A fine example of this occurred last September at the Brooklyn Bowl when U-Melt reunited for their first show in more than three years and their first with original guitarist Rob Salzer in nearly four. Equal to the excitement of seeing U-Melt reform and hearing songs like “Red Star,” “Clear Light” and “Schizophrenia” get full workouts was the camaraderie in the crowd. Old friends who hadn’t seen each other since the last U-Melt shows in 2010 caught up on missed time and everyone reminisced and reveled in stories of the glory days. Always attuned to their crowd, U-Melt teased the opening strains of “Elysian Fields” for maximum effect, letting the eager anticipation of the audience fuel the moment, which was one of the best of 2013.
As great as the inevitable Led Zeppelin reunion will be, its spectacle won’t generate one iota of the warmth and genuine emotion that filled the Brooklyn Bowl on the night U-Melt reunited.
THE SYMPHONY OF TURNSTILES does not entice every artist nor beckon every band from a bygone era. William Onyeabor recorded eight albums in the late Seventies/early Eighties. Along with Fela Kuti, he helped create and shape the Nigerian Afrobeat movement that would go on to inspire bands like Antibalas and The Budos Band. After becoming a born-again Christian, Onyeabor abandoned his musical career and his refusal to discuss his past life or his music has given him an air of mystery. The efforts of Luaka Bop, David Byrne’s world music label, failed to produce a reliable biography but did result in Who Is William Onyeabor?, a marvelous retrospective that compiles the best of the singer’s lengthy funk odysseys. Although the recordings have a slightly dated quality to them, tongues would wag if anybody released something like this today.
A NICE COMPANION to the Onyeabor compendium would be Free And Easy, a collection of recordings from the early ’70s by Apple & The Three Oranges.

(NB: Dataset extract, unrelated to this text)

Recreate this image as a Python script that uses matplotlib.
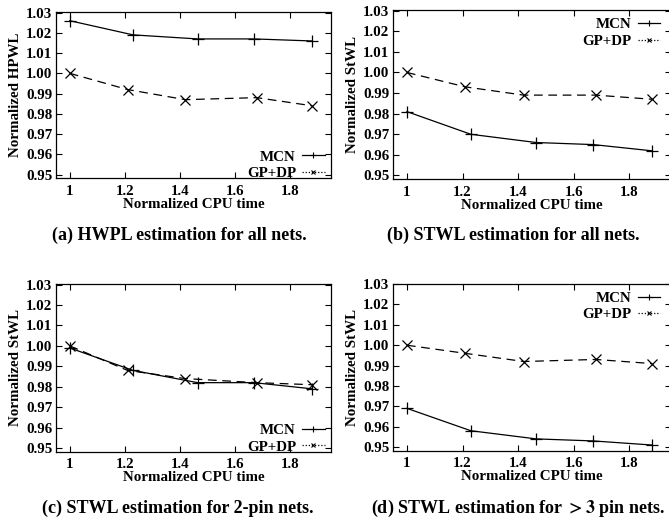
import matplotlib
matplotlib.use("Agg")
import matplotlib.pyplot as plt
from matplotlib.lines import Line2D

plt.rcParams['font.family'] = ['Liberation Serif', 'DejaVu Serif']
plt.rcParams['font.weight'] = 'bold'
plt.rcParams['mathtext.fontset'] = 'stix'

# ---- data ----
mcn_x = [1.0, 1.23, 1.465, 1.67, 1.88]
gp_x = [1.0, 1.21, 1.42, 1.68, 1.88]

a_mcn = [1.026, 1.019, 1.017, 1.017, 1.016]
a_gp = [1.000, 0.992, 0.987, 0.988, 0.984]
b_mcn = [0.981, 0.970, 0.966, 0.965, 0.962]
b_gp = [1.000, 0.993, 0.989, 0.989, 0.987]
c_mcn = [0.999, 0.988, 0.982, 0.982, 0.979]
c_gp = [1.000, 0.988, 0.984, 0.982, 0.981]
d_mcn = [0.969, 0.958, 0.954, 0.953, 0.951]
d_gp = [1.000, 0.996, 0.992, 0.993, 0.991]

xticks = [1, 1.2, 1.4, 1.6, 1.8]
xticklabels = ['1', '1.2', '1.4', '1.6', '1.8']
yticks = [0.95, 0.96, 0.97, 0.98, 0.99, 1.00, 1.01, 1.02, 1.03]
yticklabels = ['0.95', '0.96', '0.97', '0.98', '0.99', '1.00', '1.01', '1.02', '1.03']

ylabels = ['Normalized HPWL', 'Normalized StWL', 'Normalized StWL', 'Normalized StWL']
captions = ['(a) HWPL estimation for all nets.',
            '(b) STWL estimation for all nets.',
            '(c) STWL estimation for 2-pin nets.',
            '(d) STWL estimation for $>3$ pin nets.']
legend_locs = ['lower right', 'upper right', 'lower right', 'upper right']

W, H = 669, 519
fig = plt.figure(figsize=(W / 100, H / 100), dpi=100)

# axes rectangles in pixels: left, top, right, bottom
rects = [(56, 12, 331, 178), (393, 10, 671, 179),
         (56, 284, 331, 451.5), (393, 283.5, 671, 450.5)]
cap_pos = [(179, 235), (513, 235), (178, 508), (518, 508)]
leg_anchor = [(0.99, -0.035), (0.975, 0.975), (0.99, -0.035), (0.975, 0.975)]

series = [(a_mcn, a_gp), (b_mcn, b_gp), (c_mcn, c_gp), (d_mcn, d_gp)]
FS = 10.8

for i, (l, t, r, b) in enumerate(rects):
    ax = fig.add_axes([l / W, 1 - b / H, (r - l) / W, (b - t) / H])
    mcn, gp = series[i]
    ax.plot(mcn_x, mcn, color='black', lw=0.9, marker='+', ms=9, mew=0.9)
    ax.plot(gp_x, gp, color='black', lw=0.9, ls=(0, (7, 4.5)), marker='x', ms=7.5, mew=0.9)
    ax.set_xlim(0.95, 1.95)
    ax.set_ylim(0.9483, 1.0303)
    ax.set_xticks(xticks)
    ax.set_xticklabels(xticklabels)
    ax.set_yticks(yticks)
    ax.set_yticklabels(yticklabels)
    ax.tick_params(direction='in', top=True, right=True, length=4, width=0.8,
                   labelsize=FS)
    ax.tick_params(axis='x', pad=5)
    ax.tick_params(axis='y', pad=2.5)
    for lab in ax.get_xticklabels() + ax.get_yticklabels():
        lab.set_fontweight('bold')
    for s in ax.spines.values():
        s.set_linewidth(0.9)
    ax.set_xlabel('Normalized CPU time', fontsize=FS, fontweight='bold', labelpad=0)
    ax.set_ylabel(ylabels[i], fontsize=FS, fontweight='bold', labelpad=3)
    handles = [Line2D([], [], color='black', lw=0.9, marker='+', ms=5, mew=0.8),
               Line2D([], [], color='black', lw=0.9, ls=(0, (1, 1.5)), marker='x', ms=3.5, mew=0.8)]
    ax.legend(handles, ['MCN', 'GP+DP'], loc=legend_locs[i], markerfirst=False,
              bbox_to_anchor=leg_anchor[i],
              frameon=False, handlelength=1.5, handletextpad=0.4,
              labelspacing=0.2, borderaxespad=0.15, borderpad=0.1,
              prop={'weight': 'bold', 'size': FS})
    cx, cy = cap_pos[i]
    fig.text(cx / W, 1 - cy / H, captions[i], ha='center', va='center',
             fontsize=13, fontweight='bold')

fig.savefig('out.png', dpi=100)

Founded and fronted by drummer Edward “Apple” Nelson, the band released a handful of singles and albums on small Los Angeles labels to moderate acclaim. This is the type of classic R&B soul that Charles Bradley, Lee Fields and Sharon Jones are keeping alive.
RIGHT AT THE START of their show at the Music Hall of Williamsburg commemorating their 10th anniversary, Craig Finn informed the crowd that in late January 2003, The Hold Steady played their very first show in the building, back when the venue was known as Northsix. After pausing for a second, he grinned as he realized everyone in the audience was doing the math. “Yeah, I know, I know. Rock and roll, man Rock. And. Roll.” With eloquent and witty odes that rhapsodically document the confidence and cluelessness of being young and intoxicated, The Hold Steady have always been a band that reinvigorates old souls as well as one happy to leave the math for the accountants. The cozy confines of Williamsburg’s Music Hall admirably served Finn and The Hold Steady. In the band’s gigs at larger venues like The Beacon Theater and Terminal 5, the distance from the crowd makes Finn’s jittery, spasmodic gestures seem contrived and less spontaneous than they do when he’s close to the thrall of the crowd. With an eager crowd writhing and singing every chorus back at him, Finn’s traditional proclamation came across as true as ever and who can doubt him when he declares “there’s so much joy in what we do.”